## Work to complete
Exactly retype the lines of the material from its first line to the line with "const values = [minimalImpact, someImpact, significantImpact];", including both.

## Records to use
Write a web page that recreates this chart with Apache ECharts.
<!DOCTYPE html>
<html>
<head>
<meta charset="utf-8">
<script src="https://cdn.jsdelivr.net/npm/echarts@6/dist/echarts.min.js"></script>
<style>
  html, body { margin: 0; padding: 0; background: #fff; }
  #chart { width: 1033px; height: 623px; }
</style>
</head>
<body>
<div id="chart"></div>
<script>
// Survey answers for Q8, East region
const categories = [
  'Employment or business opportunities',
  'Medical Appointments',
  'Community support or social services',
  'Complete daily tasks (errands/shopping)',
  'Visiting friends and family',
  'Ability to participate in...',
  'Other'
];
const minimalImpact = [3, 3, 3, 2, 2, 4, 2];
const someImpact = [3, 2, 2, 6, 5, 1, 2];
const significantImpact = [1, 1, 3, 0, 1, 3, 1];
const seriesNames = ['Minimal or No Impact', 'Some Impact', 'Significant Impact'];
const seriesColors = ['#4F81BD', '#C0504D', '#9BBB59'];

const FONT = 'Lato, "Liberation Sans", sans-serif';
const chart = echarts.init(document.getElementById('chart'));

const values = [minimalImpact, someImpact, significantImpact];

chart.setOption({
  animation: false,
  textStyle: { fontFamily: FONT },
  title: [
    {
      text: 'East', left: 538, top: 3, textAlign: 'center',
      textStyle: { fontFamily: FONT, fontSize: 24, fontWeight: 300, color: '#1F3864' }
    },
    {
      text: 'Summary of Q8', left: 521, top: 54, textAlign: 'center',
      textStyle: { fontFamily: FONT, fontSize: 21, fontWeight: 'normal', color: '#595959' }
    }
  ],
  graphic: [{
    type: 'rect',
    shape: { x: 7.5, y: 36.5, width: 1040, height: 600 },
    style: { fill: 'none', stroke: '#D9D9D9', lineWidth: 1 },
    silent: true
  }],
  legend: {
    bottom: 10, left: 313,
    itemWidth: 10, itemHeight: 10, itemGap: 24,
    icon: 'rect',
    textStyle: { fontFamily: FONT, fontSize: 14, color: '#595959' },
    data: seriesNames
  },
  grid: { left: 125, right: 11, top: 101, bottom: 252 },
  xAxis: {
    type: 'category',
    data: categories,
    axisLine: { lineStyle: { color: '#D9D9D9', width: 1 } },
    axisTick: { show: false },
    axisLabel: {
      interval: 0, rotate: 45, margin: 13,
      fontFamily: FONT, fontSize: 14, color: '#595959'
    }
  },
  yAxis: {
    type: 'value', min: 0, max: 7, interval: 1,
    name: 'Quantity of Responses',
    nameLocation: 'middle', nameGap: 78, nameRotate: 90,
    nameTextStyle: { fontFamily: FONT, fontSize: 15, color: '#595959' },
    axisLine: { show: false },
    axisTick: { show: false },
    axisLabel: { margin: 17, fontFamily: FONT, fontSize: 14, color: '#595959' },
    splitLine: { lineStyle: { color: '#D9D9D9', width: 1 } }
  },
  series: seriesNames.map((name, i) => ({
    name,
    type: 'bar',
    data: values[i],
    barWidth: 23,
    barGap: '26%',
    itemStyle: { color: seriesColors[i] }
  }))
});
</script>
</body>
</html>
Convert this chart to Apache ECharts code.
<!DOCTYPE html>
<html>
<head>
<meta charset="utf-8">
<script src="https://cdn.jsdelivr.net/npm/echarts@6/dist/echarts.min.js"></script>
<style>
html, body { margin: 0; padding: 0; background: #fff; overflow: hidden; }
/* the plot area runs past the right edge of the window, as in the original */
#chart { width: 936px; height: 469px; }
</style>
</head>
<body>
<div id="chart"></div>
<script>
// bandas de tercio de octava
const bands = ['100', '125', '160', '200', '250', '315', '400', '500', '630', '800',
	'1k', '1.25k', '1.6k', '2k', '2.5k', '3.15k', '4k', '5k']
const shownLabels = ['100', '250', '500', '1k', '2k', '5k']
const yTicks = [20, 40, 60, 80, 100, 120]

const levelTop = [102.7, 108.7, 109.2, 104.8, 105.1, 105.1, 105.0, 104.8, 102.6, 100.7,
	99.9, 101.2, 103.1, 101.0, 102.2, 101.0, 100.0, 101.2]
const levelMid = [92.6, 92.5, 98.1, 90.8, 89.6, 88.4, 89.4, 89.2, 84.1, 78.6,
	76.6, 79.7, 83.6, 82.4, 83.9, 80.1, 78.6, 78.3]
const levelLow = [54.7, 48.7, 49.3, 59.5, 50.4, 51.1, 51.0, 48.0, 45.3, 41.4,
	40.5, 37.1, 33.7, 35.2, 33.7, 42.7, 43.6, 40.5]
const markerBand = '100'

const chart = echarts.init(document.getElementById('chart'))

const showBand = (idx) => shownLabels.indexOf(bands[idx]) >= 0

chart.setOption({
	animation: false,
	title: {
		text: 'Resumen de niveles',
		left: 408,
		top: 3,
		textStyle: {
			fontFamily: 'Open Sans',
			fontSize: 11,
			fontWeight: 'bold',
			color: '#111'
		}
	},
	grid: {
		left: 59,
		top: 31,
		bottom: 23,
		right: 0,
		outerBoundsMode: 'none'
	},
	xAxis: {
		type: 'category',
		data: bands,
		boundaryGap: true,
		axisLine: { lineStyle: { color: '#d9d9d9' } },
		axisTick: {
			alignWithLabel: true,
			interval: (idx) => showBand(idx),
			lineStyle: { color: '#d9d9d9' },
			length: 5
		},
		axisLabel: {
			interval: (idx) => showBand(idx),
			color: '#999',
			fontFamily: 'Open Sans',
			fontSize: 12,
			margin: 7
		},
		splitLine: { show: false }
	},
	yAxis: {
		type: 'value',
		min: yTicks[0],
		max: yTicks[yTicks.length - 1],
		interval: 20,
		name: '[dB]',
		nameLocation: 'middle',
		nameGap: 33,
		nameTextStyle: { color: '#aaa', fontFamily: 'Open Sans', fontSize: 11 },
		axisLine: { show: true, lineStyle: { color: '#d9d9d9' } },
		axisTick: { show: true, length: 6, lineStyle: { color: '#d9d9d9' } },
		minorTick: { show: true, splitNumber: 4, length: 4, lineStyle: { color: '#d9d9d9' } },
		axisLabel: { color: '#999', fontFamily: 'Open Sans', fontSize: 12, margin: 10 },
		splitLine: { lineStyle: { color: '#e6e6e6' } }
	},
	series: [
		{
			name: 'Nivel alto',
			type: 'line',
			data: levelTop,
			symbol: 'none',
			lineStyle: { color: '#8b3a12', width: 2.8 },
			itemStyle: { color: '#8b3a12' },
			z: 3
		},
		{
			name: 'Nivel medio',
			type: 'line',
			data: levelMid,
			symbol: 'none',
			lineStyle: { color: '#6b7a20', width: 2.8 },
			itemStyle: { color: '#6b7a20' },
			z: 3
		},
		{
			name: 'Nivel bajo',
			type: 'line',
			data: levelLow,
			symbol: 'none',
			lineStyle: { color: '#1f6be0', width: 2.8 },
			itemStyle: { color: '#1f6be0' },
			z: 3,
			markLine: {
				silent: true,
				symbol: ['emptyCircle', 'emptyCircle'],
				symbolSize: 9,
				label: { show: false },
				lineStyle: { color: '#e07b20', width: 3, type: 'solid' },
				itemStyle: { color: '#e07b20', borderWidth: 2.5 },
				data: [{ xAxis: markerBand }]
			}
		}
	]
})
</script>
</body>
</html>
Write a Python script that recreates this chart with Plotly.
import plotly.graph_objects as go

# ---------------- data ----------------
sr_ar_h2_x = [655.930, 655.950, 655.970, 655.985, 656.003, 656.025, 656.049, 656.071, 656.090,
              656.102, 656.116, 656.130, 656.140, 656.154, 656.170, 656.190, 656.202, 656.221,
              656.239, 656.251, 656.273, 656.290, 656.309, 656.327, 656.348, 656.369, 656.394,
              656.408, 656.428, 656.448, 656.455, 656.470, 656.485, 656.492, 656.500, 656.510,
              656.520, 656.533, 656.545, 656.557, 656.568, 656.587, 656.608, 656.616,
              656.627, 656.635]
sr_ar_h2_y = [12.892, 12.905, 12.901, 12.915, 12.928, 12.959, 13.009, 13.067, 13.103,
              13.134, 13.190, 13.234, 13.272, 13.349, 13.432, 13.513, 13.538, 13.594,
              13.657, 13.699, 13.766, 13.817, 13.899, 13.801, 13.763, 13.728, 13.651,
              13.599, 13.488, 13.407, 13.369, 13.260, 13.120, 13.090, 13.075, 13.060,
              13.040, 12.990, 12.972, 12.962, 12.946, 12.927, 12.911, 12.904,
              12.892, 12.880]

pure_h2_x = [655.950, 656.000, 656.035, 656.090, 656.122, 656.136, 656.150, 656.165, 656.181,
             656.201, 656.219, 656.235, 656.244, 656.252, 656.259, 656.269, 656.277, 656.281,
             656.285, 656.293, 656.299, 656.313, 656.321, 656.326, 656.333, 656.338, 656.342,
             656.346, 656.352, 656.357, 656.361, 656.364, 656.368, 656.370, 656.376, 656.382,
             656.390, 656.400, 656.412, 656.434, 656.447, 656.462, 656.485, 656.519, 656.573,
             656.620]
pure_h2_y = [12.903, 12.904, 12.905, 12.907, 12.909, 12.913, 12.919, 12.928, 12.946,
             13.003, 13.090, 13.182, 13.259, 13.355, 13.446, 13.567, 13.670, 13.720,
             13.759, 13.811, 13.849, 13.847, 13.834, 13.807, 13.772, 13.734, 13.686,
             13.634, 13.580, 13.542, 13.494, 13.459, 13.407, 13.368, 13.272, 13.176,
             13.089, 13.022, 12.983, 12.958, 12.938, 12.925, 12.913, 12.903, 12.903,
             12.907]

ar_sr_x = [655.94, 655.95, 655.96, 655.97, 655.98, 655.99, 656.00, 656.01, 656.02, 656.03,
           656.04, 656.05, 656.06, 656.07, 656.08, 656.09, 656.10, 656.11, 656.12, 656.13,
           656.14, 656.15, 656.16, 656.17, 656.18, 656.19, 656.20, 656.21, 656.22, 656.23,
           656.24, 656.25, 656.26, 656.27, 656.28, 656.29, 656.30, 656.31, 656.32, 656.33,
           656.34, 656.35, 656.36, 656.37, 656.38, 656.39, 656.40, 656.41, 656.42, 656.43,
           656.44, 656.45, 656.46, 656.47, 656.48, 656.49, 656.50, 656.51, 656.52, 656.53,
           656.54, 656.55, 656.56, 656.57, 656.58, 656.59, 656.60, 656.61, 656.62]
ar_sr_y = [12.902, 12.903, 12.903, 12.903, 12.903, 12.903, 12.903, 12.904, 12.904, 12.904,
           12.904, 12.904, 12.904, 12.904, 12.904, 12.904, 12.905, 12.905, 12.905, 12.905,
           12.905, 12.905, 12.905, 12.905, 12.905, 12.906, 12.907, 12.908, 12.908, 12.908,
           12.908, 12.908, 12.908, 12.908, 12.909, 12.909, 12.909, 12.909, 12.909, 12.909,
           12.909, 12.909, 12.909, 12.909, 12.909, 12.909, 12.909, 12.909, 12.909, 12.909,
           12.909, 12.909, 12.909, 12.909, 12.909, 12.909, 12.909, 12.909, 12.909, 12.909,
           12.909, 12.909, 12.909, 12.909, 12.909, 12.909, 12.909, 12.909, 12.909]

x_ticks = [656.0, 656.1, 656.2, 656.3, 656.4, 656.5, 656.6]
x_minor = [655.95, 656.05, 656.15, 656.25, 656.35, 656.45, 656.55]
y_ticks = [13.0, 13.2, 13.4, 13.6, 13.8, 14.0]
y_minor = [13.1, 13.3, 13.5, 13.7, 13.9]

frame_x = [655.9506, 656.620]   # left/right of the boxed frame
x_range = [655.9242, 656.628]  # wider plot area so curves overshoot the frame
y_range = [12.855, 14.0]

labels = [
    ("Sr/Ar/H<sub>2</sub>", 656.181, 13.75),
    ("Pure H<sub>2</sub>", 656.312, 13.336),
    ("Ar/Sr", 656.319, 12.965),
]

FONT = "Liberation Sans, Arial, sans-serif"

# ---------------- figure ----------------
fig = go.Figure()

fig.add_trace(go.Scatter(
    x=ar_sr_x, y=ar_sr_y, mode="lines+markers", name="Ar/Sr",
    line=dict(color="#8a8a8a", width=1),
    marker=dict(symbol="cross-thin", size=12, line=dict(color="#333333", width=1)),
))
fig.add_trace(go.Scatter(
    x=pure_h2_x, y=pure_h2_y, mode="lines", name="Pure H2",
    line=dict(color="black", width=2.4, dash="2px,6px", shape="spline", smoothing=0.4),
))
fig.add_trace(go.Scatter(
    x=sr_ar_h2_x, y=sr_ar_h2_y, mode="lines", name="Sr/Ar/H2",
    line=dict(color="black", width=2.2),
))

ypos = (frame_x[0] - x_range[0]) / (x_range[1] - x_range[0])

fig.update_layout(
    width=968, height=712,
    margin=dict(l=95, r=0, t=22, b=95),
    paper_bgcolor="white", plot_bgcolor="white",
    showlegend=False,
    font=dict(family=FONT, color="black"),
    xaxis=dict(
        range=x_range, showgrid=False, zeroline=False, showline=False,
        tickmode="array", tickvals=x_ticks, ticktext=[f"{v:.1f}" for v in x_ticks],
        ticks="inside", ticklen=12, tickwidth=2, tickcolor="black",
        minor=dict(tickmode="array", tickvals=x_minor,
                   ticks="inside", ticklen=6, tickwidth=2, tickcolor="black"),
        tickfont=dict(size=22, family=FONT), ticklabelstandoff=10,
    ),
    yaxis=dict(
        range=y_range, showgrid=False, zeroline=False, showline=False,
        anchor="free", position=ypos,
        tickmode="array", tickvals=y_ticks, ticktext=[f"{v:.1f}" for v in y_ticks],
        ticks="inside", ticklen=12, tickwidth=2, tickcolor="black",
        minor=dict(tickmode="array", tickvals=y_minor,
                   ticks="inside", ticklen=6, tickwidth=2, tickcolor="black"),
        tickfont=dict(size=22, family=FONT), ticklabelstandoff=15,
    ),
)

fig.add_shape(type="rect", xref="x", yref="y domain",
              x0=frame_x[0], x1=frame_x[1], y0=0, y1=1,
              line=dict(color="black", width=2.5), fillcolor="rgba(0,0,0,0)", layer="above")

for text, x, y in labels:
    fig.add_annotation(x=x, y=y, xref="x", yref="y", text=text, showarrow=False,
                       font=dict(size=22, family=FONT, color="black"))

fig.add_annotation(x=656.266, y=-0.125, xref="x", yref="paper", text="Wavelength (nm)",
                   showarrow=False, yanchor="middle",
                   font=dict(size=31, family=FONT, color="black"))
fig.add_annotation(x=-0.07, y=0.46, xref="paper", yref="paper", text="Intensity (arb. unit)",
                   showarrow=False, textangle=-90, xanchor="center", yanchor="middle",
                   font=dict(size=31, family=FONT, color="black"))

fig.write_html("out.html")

## Result
Write a web page that recreates this chart with Apache ECharts.
<!DOCTYPE html>
<html>
<head>
<meta charset="utf-8">
<script src="https://cdn.jsdelivr.net/npm/echarts@6/dist/echarts.min.js"></script>
<style>
  html, body { margin: 0; padding: 0; background: #fff; }
  #chart { width: 1033px; height: 623px; }
</style>
</head>
<body>
<div id="chart"></div>
<script>
// Survey answers for Q8, East region
const categories = [
  'Employment or business opportunities',
  'Medical Appointments',
  'Community support or social services',
  'Complete daily tasks (errands/shopping)',
  'Visiting friends and family',
  'Ability to participate in...',
  'Other'
];
const minimalImpact = [3, 3, 3, 2, 2, 4, 2];
const someImpact = [3, 2, 2, 6, 5, 1, 2];
const significantImpact = [1, 1, 3, 0, 1, 3, 1];
const seriesNames = ['Minimal or No Impact', 'Some Impact', 'Significant Impact'];
const seriesColors = ['#4F81BD', '#C0504D', '#9BBB59'];

const FONT = 'Lato, "Liberation Sans", sans-serif';
const chart = echarts.init(document.getElementById('chart'));

const values = [minimalImpact, someImpact, significantImpact];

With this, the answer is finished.